Die Ureinwohner von Kapstadt nannten den Tafelberg Hoeri (Meeresbucht). Im Jahr 1503 wurde er vom portugiesischen Seefahrer Saldana zu Taboa do Cabo (Tafel des Kaps) umbenannt. Der Admiral war im Übrigen auch einer der ersten Europäer, der den Tafelberg 1503 über Platteklip Gorge erklomm.

Nicht nur die Kapstädter lieben ihren Berg. Der Tafelberg ist die meistbesuchte Touristenattraktion in Südafrika. (Wandertipps siehe Kapitel 15.) Signal Hill und Lion’s Head (Löwenkopf) sind die zwei markanten grünen Bergkuppen neben dem Tafelberg.

Lion’s Head ist 669 Meter hoch und nichts für Couch Potatoes – er ist nur zu Fuß zu besteigen. Die Belohnung für den relativ gut bewältigbaren 1,5 Stunden langen Aufstieg ist ein spektakulärer 360 Grad Blick auf die Stadt und die Atlantikküste – eine fantastische Sonnenuntergangs-Wanderung. Aus der Distanz betrachtet, ähnelt er einem Löwenkopf. Die Form vom Signal Hill, oder ›Löwenrumpf‹, gleicht wiederum dem ruhenden Körper des Tieres.

Der runde Signal Hill verdankt seinen Namen der ›Noon Gun‹, der Kanone, die seit dem 17. Jahrhundert das Ankommen eines neuen Schiffes signalisiert. Heute wird sie nur noch aus Traditionsgründen jeden Tag um zwölf Uhr abgefeuert. Auf den 350 Meter hohen Berg kann man mit dem Auto fahren. Die Aussicht ist grandios.

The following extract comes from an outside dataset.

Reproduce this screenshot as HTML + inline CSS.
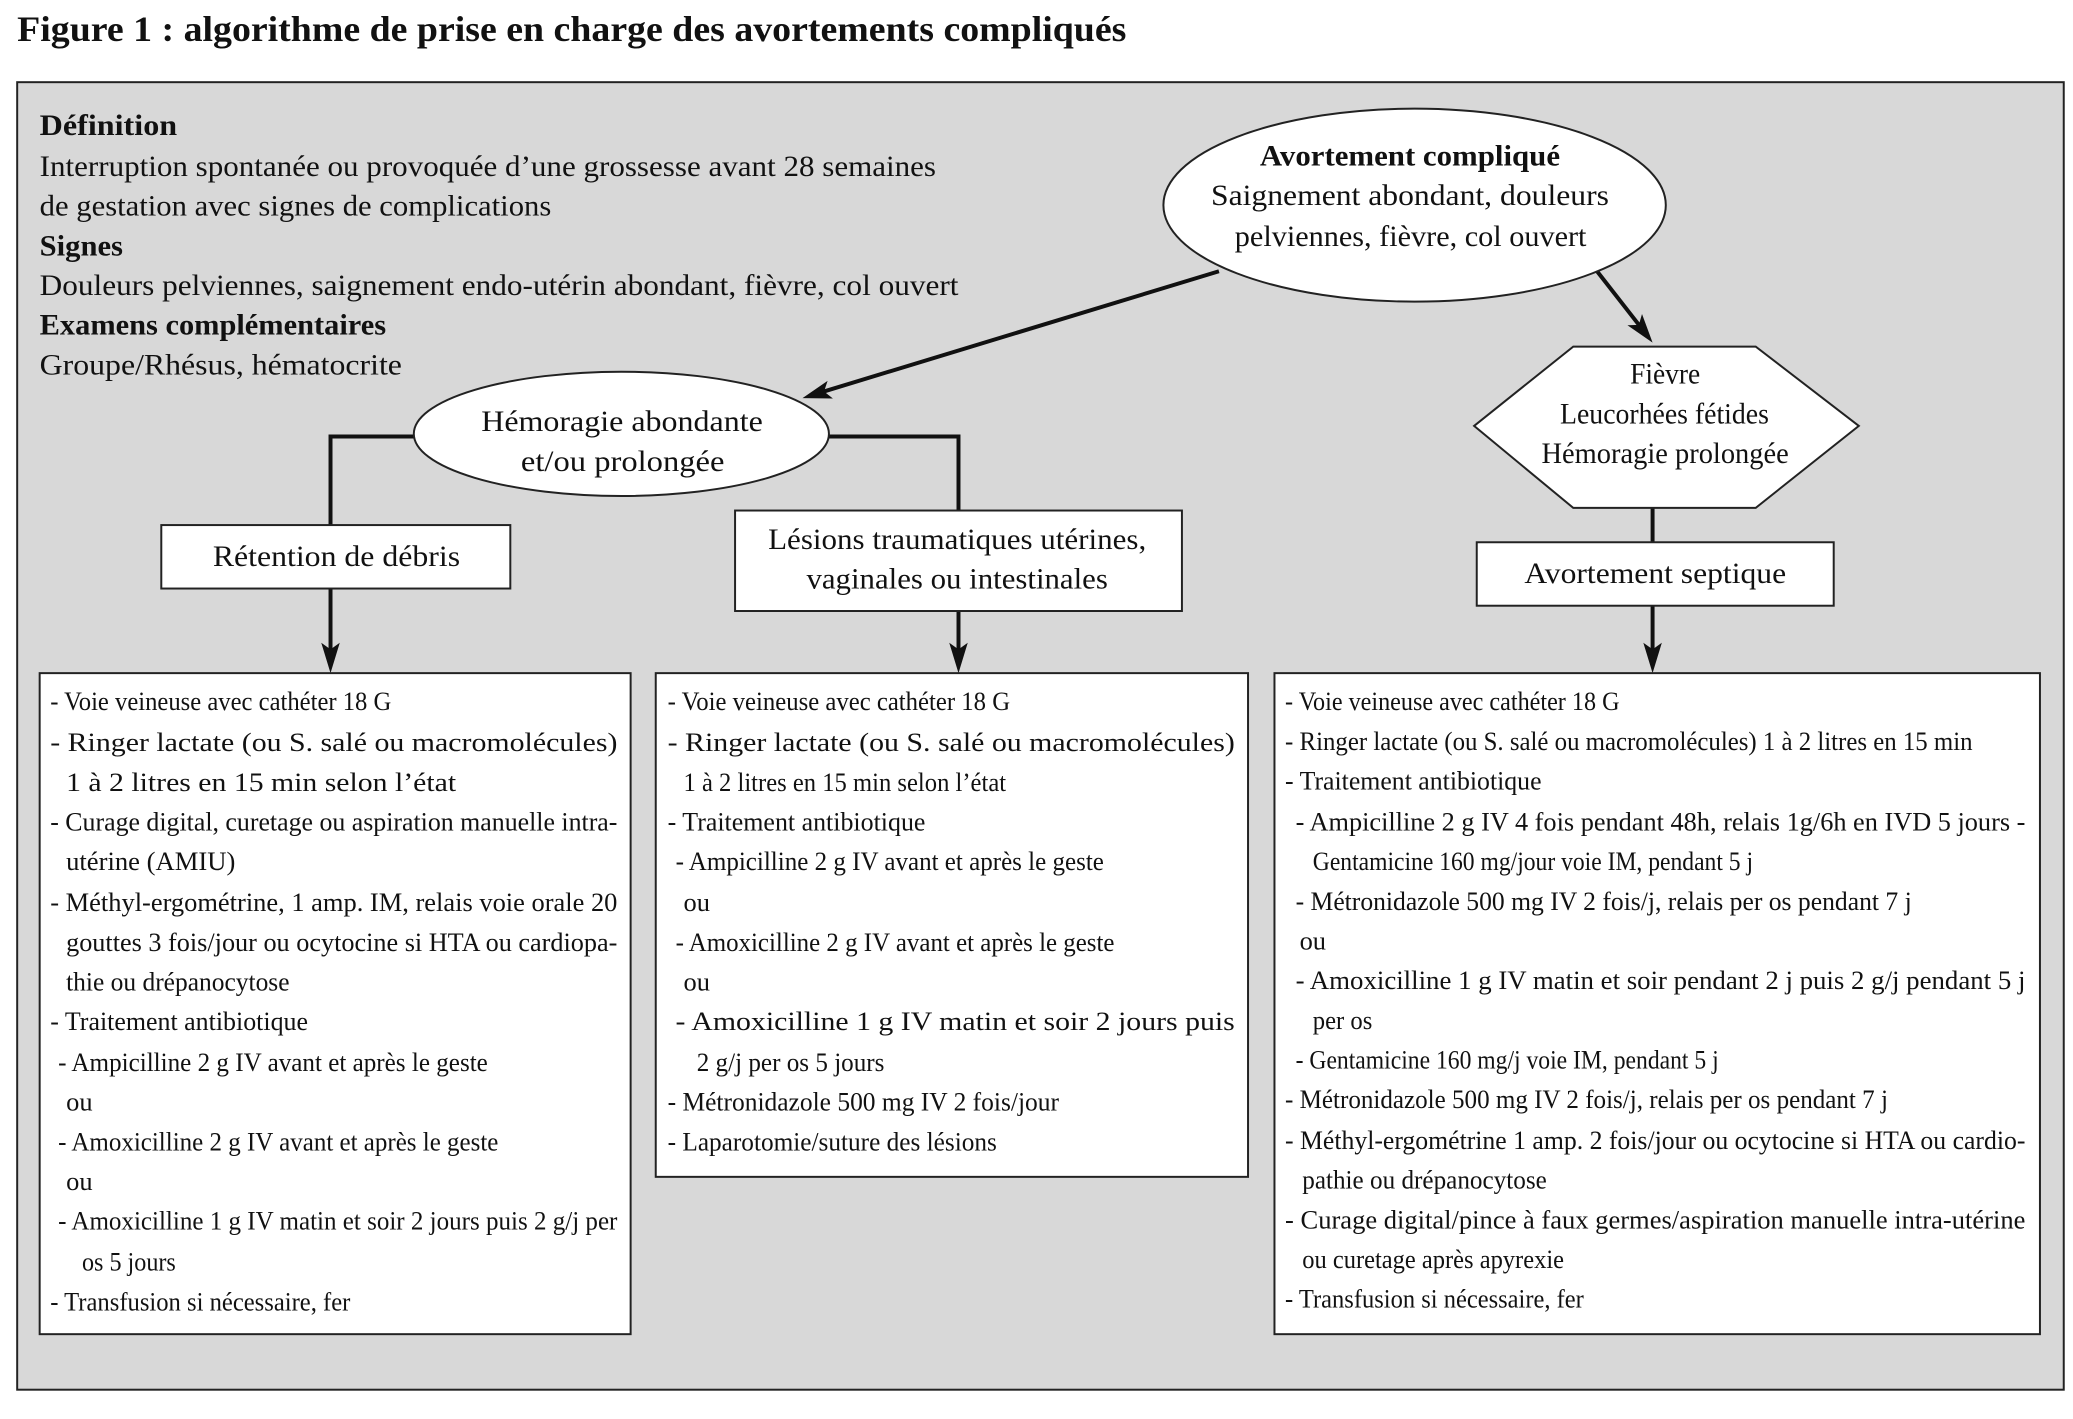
<!DOCTYPE html>
<html><head><meta charset="utf-8"><style>
html,body{margin:0;padding:0;background:#fff;}
svg{display:block;}
text{font-family:"Liberation Serif",serif;fill:#111;}
.t{font-size:20px;}
.d{font-size:22px;}
.b{font-weight:bold;}
</style></head><body>
<svg width="2073" height="1419" viewBox="0 0 1568 1073" xmlns="http://www.w3.org/2000/svg">
<rect width="1568" height="1073" fill="#fff"/>
<text x="13" y="31" class="b" style="font-size:27px" textLength="839" lengthAdjust="spacingAndGlyphs">Figure 1 : algorithme de prise en charge des avortements compliqués</text>
<rect x="13" y="62" width="1548" height="989" fill="#d8d8d8" stroke="#222" stroke-width="1.5"/>

<g class="d">
<text x="30" y="102" class="d b" textLength="104" lengthAdjust="spacingAndGlyphs">Définition</text>
<text x="30" y="133" class="d" textLength="678" lengthAdjust="spacingAndGlyphs">Interruption spontanée ou provoquée d’une grossesse avant 28 semaines</text>
<text x="30" y="163" class="d" textLength="387" lengthAdjust="spacingAndGlyphs">de gestation avec signes de complications</text>
<text x="30" y="193" class="d b" textLength="63" lengthAdjust="spacingAndGlyphs">Signes</text>
<text x="30" y="223" class="d" textLength="695" lengthAdjust="spacingAndGlyphs">Douleurs pelviennes, saignement endo-utérin abondant, fièvre, col ouvert</text>
<text x="30" y="253" class="d b" textLength="262" lengthAdjust="spacingAndGlyphs">Examens complémentaires</text>
<text x="30" y="283" class="d" textLength="274" lengthAdjust="spacingAndGlyphs">Groupe/Rhésus, hématocrite</text>
</g>

<!-- connectors -->
<g stroke="#111" stroke-width="3" fill="none">
<line x1="922" y1="205" x2="623" y2="296"/>
<line x1="1208" y1="205" x2="1240" y2="246"/>
<polyline points="314,330 250,330 250,397"/>
<polyline points="626,330 725,330 725,386"/>
<line x1="250" y1="445" x2="250" y2="492"/>
<line x1="725" y1="462" x2="725" y2="492"/>
<line x1="1250" y1="384" x2="1250" y2="410"/>
<line x1="1250" y1="458" x2="1250" y2="492"/>
</g>
<g fill="#111">
<polygon points="607,301 630,301.3 623.3,296 626,287.9"/>
<polygon points="1250,259 1242,237.3 1239.6,245.6 1231,245.9"/>
<polygon points="250,509 243,486 250,491 257,486"/>
<polygon points="725,509 718,486 725,491 732,486"/>
<polygon points="1250,509 1243,486 1250,491 1257,486"/>
</g>

<!-- nodes -->
<g fill="#fff" stroke="#222" stroke-width="1.5">
<ellipse cx="1070" cy="155" rx="190" ry="73"/>
<ellipse cx="470" cy="328" rx="157" ry="47"/>
<rect x="122" y="397" width="264" height="48"/>
<rect x="556" y="386" width="338" height="76"/>
<polygon points="1190,262 1328,262 1406,322 1328,384 1190,384 1115,322"/>
<rect x="1117" y="410" width="270" height="48"/>
<rect x="30" y="509" width="447" height="500"/>
<rect x="496" y="509" width="448" height="381"/>
<rect x="964" y="509" width="579" height="500"/>
</g>

<text x="953" y="125" class="d b" textLength="227" lengthAdjust="spacingAndGlyphs">Avortement compliqué</text>
<text x="916" y="155" class="d" textLength="301" lengthAdjust="spacingAndGlyphs">Saignement abondant, douleurs</text>
<text x="934" y="186" class="d" textLength="266" lengthAdjust="spacingAndGlyphs">pelviennes, fièvre, col ouvert</text>
<text x="364" y="326" class="d" textLength="213" lengthAdjust="spacingAndGlyphs">Hémoragie abondante</text>
<text x="394" y="356" class="d" textLength="154" lengthAdjust="spacingAndGlyphs">et/ou prolongée</text>
<text x="161" y="428" class="d" textLength="187" lengthAdjust="spacingAndGlyphs">Rétention de débris</text>
<text x="581" y="415" class="d" textLength="286" lengthAdjust="spacingAndGlyphs">Lésions traumatiques utérines,</text>
<text x="610" y="445" class="d" textLength="228" lengthAdjust="spacingAndGlyphs">vaginales ou intestinales</text>
<text x="1233" y="290" class="d" textLength="53" lengthAdjust="spacingAndGlyphs">Fièvre</text>
<text x="1180" y="320" class="d" textLength="158" lengthAdjust="spacingAndGlyphs">Leucorhées fétides</text>
<text x="1166" y="350" class="d" textLength="187" lengthAdjust="spacingAndGlyphs">Hémoragie prolongée</text>
<text x="1153" y="441" class="d" textLength="198" lengthAdjust="spacingAndGlyphs">Avortement septique</text>

<!-- left box -->
<g class="t">
<text x="38" y="537" textLength="258" lengthAdjust="spacingAndGlyphs">- Voie veineuse avec cathéter 18 G</text>
<text x="38" y="568" textLength="429" lengthAdjust="spacingAndGlyphs">- Ringer lactate (ou S. salé ou macromolécules)</text>
<text x="50" y="598" textLength="295" lengthAdjust="spacingAndGlyphs">1 à 2 litres en 15 min selon l’état</text>
<text x="38" y="628" textLength="429" lengthAdjust="spacingAndGlyphs">- Curage digital, curetage ou aspiration manuelle intra-</text>
<text x="50" y="658" textLength="128" lengthAdjust="spacingAndGlyphs">utérine (AMIU)</text>
<text x="38" y="689" textLength="429" lengthAdjust="spacingAndGlyphs">- Méthyl-ergométrine, 1 amp. IM, relais voie orale 20</text>
<text x="50" y="719" textLength="417" lengthAdjust="spacingAndGlyphs">gouttes 3 fois/jour ou ocytocine si HTA ou cardiopa-</text>
<text x="50" y="749" textLength="169" lengthAdjust="spacingAndGlyphs">thie ou drépanocytose</text>
<text x="38" y="779" textLength="195" lengthAdjust="spacingAndGlyphs">- Traitement antibiotique</text>
<text x="44" y="810" textLength="325" lengthAdjust="spacingAndGlyphs">- Ampicilline 2 g IV avant et après le geste</text>
<text x="50" y="840" textLength="20" lengthAdjust="spacingAndGlyphs">ou</text>
<text x="44" y="870" textLength="333" lengthAdjust="spacingAndGlyphs">- Amoxicilline 2 g IV avant et après le geste</text>
<text x="50" y="900" textLength="20" lengthAdjust="spacingAndGlyphs">ou</text>
<text x="44" y="930" textLength="423" lengthAdjust="spacingAndGlyphs">- Amoxicilline 1 g IV matin et soir 2 jours puis 2 g/j per</text>
<text x="62" y="961" textLength="71" lengthAdjust="spacingAndGlyphs">os 5 jours</text>
<text x="38" y="991" textLength="227" lengthAdjust="spacingAndGlyphs">- Transfusion si nécessaire, fer</text>
</g>

<!-- middle box -->
<g class="t">
<text x="505" y="537" textLength="259" lengthAdjust="spacingAndGlyphs">- Voie veineuse avec cathéter 18 G</text>
<text x="505" y="568" textLength="429" lengthAdjust="spacingAndGlyphs">- Ringer lactate (ou S. salé ou macromolécules)</text>
<text x="517" y="598" textLength="244" lengthAdjust="spacingAndGlyphs">1 à 2 litres en 15 min selon l’état</text>
<text x="505" y="628" textLength="195" lengthAdjust="spacingAndGlyphs">- Traitement antibiotique</text>
<text x="511" y="658" textLength="324" lengthAdjust="spacingAndGlyphs">- Ampicilline 2 g IV avant et après le geste</text>
<text x="517" y="689" textLength="20" lengthAdjust="spacingAndGlyphs">ou</text>
<text x="511" y="719" textLength="332" lengthAdjust="spacingAndGlyphs">- Amoxicilline 2 g IV avant et après le geste</text>
<text x="517" y="749" textLength="20" lengthAdjust="spacingAndGlyphs">ou</text>
<text x="511" y="779" textLength="423" lengthAdjust="spacingAndGlyphs">- Amoxicilline 1 g IV matin et soir 2 jours puis</text>
<text x="527" y="810" textLength="142" lengthAdjust="spacingAndGlyphs">2 g/j per os 5 jours</text>
<text x="505" y="840" textLength="296" lengthAdjust="spacingAndGlyphs">- Métronidazole 500 mg IV 2 fois/jour</text>
<text x="505" y="870" textLength="249" lengthAdjust="spacingAndGlyphs">- Laparotomie/suture des lésions</text>
</g>

<!-- right box -->
<g class="t">
<text x="972" y="537" textLength="253" lengthAdjust="spacingAndGlyphs">- Voie veineuse avec cathéter 18 G</text>
<text x="972" y="567" textLength="520" lengthAdjust="spacingAndGlyphs">- Ringer lactate (ou S. salé ou macromolécules) 1 à 2 litres en 15 min</text>
<text x="972" y="597" textLength="194" lengthAdjust="spacingAndGlyphs">- Traitement antibiotique</text>
<text x="980" y="628" textLength="552" lengthAdjust="spacingAndGlyphs">- Ampicilline 2 g IV 4 fois pendant 48h, relais 1g/6h en IVD 5 jours -</text>
<text x="993" y="658" textLength="333" lengthAdjust="spacingAndGlyphs">Gentamicine 160 mg/jour voie IM, pendant 5 j</text>
<text x="980" y="688" textLength="466" lengthAdjust="spacingAndGlyphs">- Métronidazole 500 mg IV 2 fois/j, relais per os pendant 7 j</text>
<text x="983" y="718" textLength="20" lengthAdjust="spacingAndGlyphs">ou</text>
<text x="980" y="748" textLength="552" lengthAdjust="spacingAndGlyphs">- Amoxicilline 1 g IV matin et soir pendant 2 j puis 2 g/j pendant 5 j</text>
<text x="993" y="778" textLength="45" lengthAdjust="spacingAndGlyphs">per os</text>
<text x="980" y="808" textLength="320" lengthAdjust="spacingAndGlyphs">- Gentamicine 160 mg/j voie IM, pendant 5 j</text>
<text x="972" y="838" textLength="456" lengthAdjust="spacingAndGlyphs">- Métronidazole 500 mg IV 2 fois/j, relais per os pendant 7 j</text>
<text x="972" y="869" textLength="560" lengthAdjust="spacingAndGlyphs">- Méthyl-ergométrine 1 amp. 2 fois/jour ou ocytocine si HTA ou cardio-</text>
<text x="985" y="899" textLength="185" lengthAdjust="spacingAndGlyphs">pathie ou drépanocytose</text>
<text x="972" y="929" textLength="560" lengthAdjust="spacingAndGlyphs">- Curage digital/pince à faux germes/aspiration manuelle intra-utérine</text>
<text x="985" y="959" textLength="198" lengthAdjust="spacingAndGlyphs">ou curetage après apyrexie</text>
<text x="972" y="989" textLength="226" lengthAdjust="spacingAndGlyphs">- Transfusion si nécessaire, fer</text>
</g>
</svg>
</body></html>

Je nachdem auf welcher Seite man herunterschaut, kann man die Strände von Clifton, die City Bowl oder die Waterfront mit der Tafelbucht im Hintergrund sehen.

An der Ostseite des Tafelberges liegt der 1.002 Meter hohe Devil’s Peak (Teufelsspitze). Einer Legende nach hat sich der Pirat van Hunks um 1700 auf den Devil’s Peak zurückgezogen, um dort zu leben. Eines Tages tauchte ein Unbekannter auf und forderte ihn zu einem Rauchwettbewerb heraus, der bis heute andauert. Der Unbekannte entpuppte sich als der leibhaftige Teufel. Da niemand den Wettbewerb bisher gewonnen hat, setzen ihn die beiden bis heute fort. Die ›Rauchdecke‹ über dem Tafelberg, das ›table cloth‹, sieht man bis heute immer wieder.